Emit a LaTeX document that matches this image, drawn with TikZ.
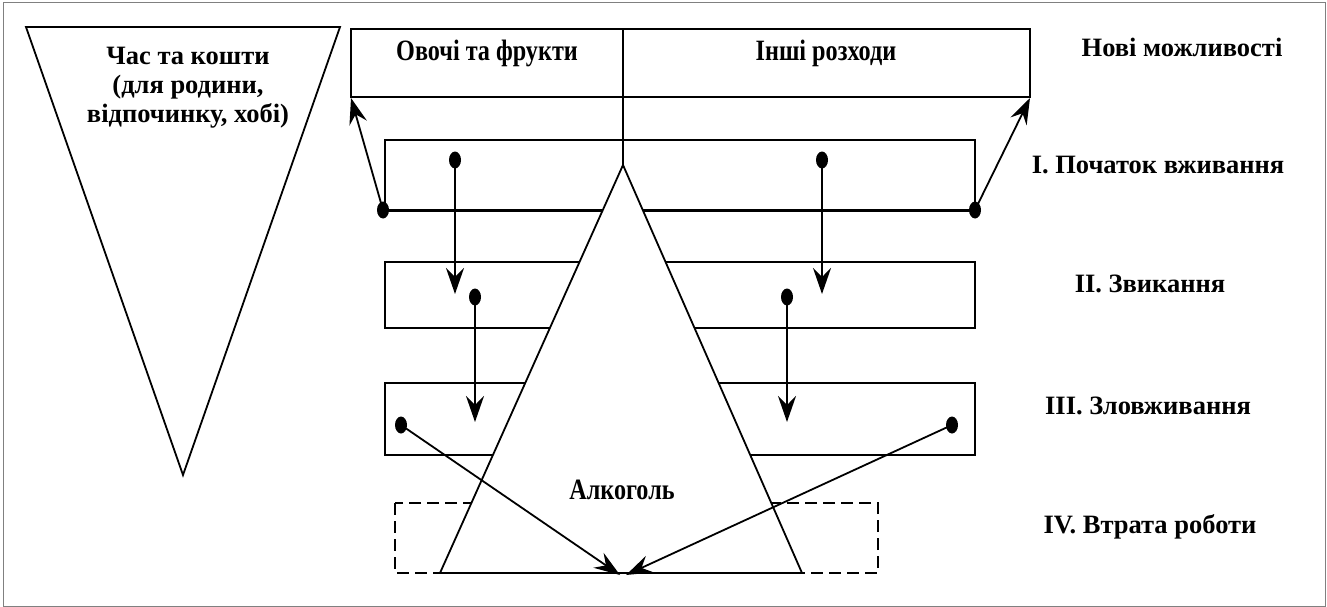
\documentclass[tikz,border=0pt]{standalone}
\usepackage{fontspec}
\setmainfont{Liberation Serif}
\newfontfamily\condfont[FakeStretch=0.82]{Liberation Serif}
\usetikzlibrary{arrows.meta,shapes.geometric}
\begin{document}
\begin{tikzpicture}[x=1pt,y=-1pt,
  ln/.style={line width=1.8pt},
  box/.style={draw, line width=1.8pt},
  dot/.style={fill=black, ellipse, draw=none, minimum width=12pt, minimum height=17pt, inner sep=0pt},
  arr/.style={line width=1.8pt, -{Stealth[length=26pt,width=18pt,inset=9pt]}},
  lbl/.style={font=\fontsize{26.5}{29}\selectfont\bfseries},
  clbl/.style={font=\condfont\fontsize{29.5}{32}\selectfont\bfseries}]
\useasboundingbox (0,0) rectangle (1327,607);
\draw[gray, line width=1pt] (3,3) rectangle (1325,606);
% left triangle
\coordinate (lt1) at (26,27);
\coordinate (lt2) at (340,27);
\coordinate (lt3) at (183,475);
\draw[ln, line join=miter] (lt1) -- (lt2) -- (lt3) -- cycle;
\node[lbl, align=center] (tk) at (188,88) {Час та кошти\\(для родини,\\відпочинку, хобі)};
% top rectangle
\coordinate (tA) at (351,29);
\coordinate (tB) at (1030,97);
\draw[box, line width=2.4pt] (tA) rectangle (tB);
\node[clbl] (veg) at (487,53) {Овочі та фрукти};
\node[clbl] (oth) at (826,53) {Інші розходи};
% stage boxes
\draw[box] (385,140) rectangle (975,210);
\draw[box] (385,262) rectangle (975,328);
\draw[box] (385,383) rectangle (975,455);
\draw[box, dashed, dash pattern=on 12pt off 6pt] (395,503) rectangle (878,573);
% bottom line of stage I with dots
\coordinate (d1L) at (383,210);
\coordinate (d1R) at (975,210);
\draw[line width=3pt] (d1L) -- (d1R);
% divider
\coordinate (apex) at (623,165);
\draw[ln] (623,29) -- (apex);
% big triangle
\coordinate (bL) at (440,573);
\coordinate (bR) at (802,573);
\draw[ln, fill=white, line join=miter] (apex) -- (bR) -- (bL) -- cycle;
\node[clbl] (alc) at (622,490) {Алкоголь};
% dots
\node[dot] (p1) at (383,210) {};
\node[dot] (p2) at (975,210) {};
\node[dot] (a1) at (455,160) {};
\node[dot] (a2) at (822,160) {};
\node[dot] (b1) at (475,297) {};
\node[dot] (b2) at (787,297) {};
\node[dot] (c1) at (401,425) {};
\node[dot] (c2) at (952,425) {};
\coordinate (ta1) at (455,294);
\coordinate (ta2) at (822,294);
\coordinate (tb1) at (475,422);
\coordinate (tb2) at (787,422);
\coordinate (tc1) at (620,575);
\coordinate (tc2) at (626,575);
\coordinate (cornL) at (351,98);
\coordinate (cornR) at (1030,98);
% arrows
\draw[arr] (p1.center) -- (cornL);
\draw[arr] (p2.center) -- (cornR);
\draw[arr] (a1.center) -- (ta1);
\draw[arr] (a2.center) -- (ta2);
\draw[arr] (b1.center) -- (tb1);
\draw[arr] (b2.center) -- (tb2);
\draw[arr] (c1.center) -- (tc1);
\draw[arr] (c2.center) -- (tc2);
% right labels
\node[lbl] (n0) at (1182,47) {Нові можливості};
\node[lbl] (n1) at (1158,165) {I. Початок вживання};
\node[lbl] (n2) at (1150,284) {II. Звикання};
\node[lbl] (n3) at (1148,406) {III. Зловживання};
\node[lbl] (n4) at (1150,527) {IV. Втрата роботи};
\end{tikzpicture}
\end{document}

— What you should do —
Write out every line above exactly as it is, leaving out the pictures.

— Task output —
Emit a LaTeX document that matches this image, drawn with TikZ.
\documentclass[tikz,border=0pt]{standalone}
\usepackage{fontspec}
\setmainfont{Liberation Serif}
\newfontfamily\condfont[FakeStretch=0.82]{Liberation Serif}
\usetikzlibrary{arrows.meta,shapes.geometric}
\begin{document}
\begin{tikzpicture}[x=1pt,y=-1pt,
  ln/.style={line width=1.8pt},
  box/.style={draw, line width=1.8pt},
  dot/.style={fill=black, ellipse, draw=none, minimum width=12pt, minimum height=17pt, inner sep=0pt},
  arr/.style={line width=1.8pt, -{Stealth[length=26pt,width=18pt,inset=9pt]}},
  lbl/.style={font=\fontsize{26.5}{29}\selectfont\bfseries},
  clbl/.style={font=\condfont\fontsize{29.5}{32}\selectfont\bfseries}]
\useasboundingbox (0,0) rectangle (1327,607);
\draw[gray, line width=1pt] (3,3) rectangle (1325,606);
% left triangle
\coordinate (lt1) at (26,27);
\coordinate (lt2) at (340,27);
\coordinate (lt3) at (183,475);
\draw[ln, line join=miter] (lt1) -- (lt2) -- (lt3) -- cycle;
\node[lbl, align=center] (tk) at (188,88) {Час та кошти\\(для родини,\\відпочинку, хобі)};
% top rectangle
\coordinate (tA) at (351,29);
\coordinate (tB) at (1030,97);
\draw[box, line width=2.4pt] (tA) rectangle (tB);
\node[clbl] (veg) at (487,53) {Овочі та фрукти};
\node[clbl] (oth) at (826,53) {Інші розходи};
% stage boxes
\draw[box] (385,140) rectangle (975,210);
\draw[box] (385,262) rectangle (975,328);
\draw[box] (385,383) rectangle (975,455);
\draw[box, dashed, dash pattern=on 12pt off 6pt] (395,503) rectangle (878,573);
% bottom line of stage I with dots
\coordinate (d1L) at (383,210);
\coordinate (d1R) at (975,210);
\draw[line width=3pt] (d1L) -- (d1R);
% divider
\coordinate (apex) at (623,165);
\draw[ln] (623,29) -- (apex);
% big triangle
\coordinate (bL) at (440,573);
\coordinate (bR) at (802,573);
\draw[ln, fill=white, line join=miter] (apex) -- (bR) -- (bL) -- cycle;
\node[clbl] (alc) at (622,490) {Алкоголь};
% dots
\node[dot] (p1) at (383,210) {};
\node[dot] (p2) at (975,210) {};
\node[dot] (a1) at (455,160) {};
\node[dot] (a2) at (822,160) {};
\node[dot] (b1) at (475,297) {};
\node[dot] (b2) at (787,297) {};
\node[dot] (c1) at (401,425) {};
\node[dot] (c2) at (952,425) {};
\coordinate (ta1) at (455,294);
\coordinate (ta2) at (822,294);
\coordinate (tb1) at (475,422);
\coordinate (tb2) at (787,422);
\coordinate (tc1) at (620,575);
\coordinate (tc2) at (626,575);
\coordinate (cornL) at (351,98);
\coordinate (cornR) at (1030,98);
% arrows
\draw[arr] (p1.center) -- (cornL);
\draw[arr] (p2.center) -- (cornR);
\draw[arr] (a1.center) -- (ta1);
\draw[arr] (a2.center) -- (ta2);
\draw[arr] (b1.center) -- (tb1);
\draw[arr] (b2.center) -- (tb2);
\draw[arr] (c1.center) -- (tc1);
\draw[arr] (c2.center) -- (tc2);
% right labels
\node[lbl] (n0) at (1182,47) {Нові можливості};
\node[lbl] (n1) at (1158,165) {I. Початок вживання};
\node[lbl] (n2) at (1150,284) {II. Звикання};
\node[lbl] (n3) at (1148,406) {III. Зловживання};
\node[lbl] (n4) at (1150,527) {IV. Втрата роботи};
\end{tikzpicture}
\end{document}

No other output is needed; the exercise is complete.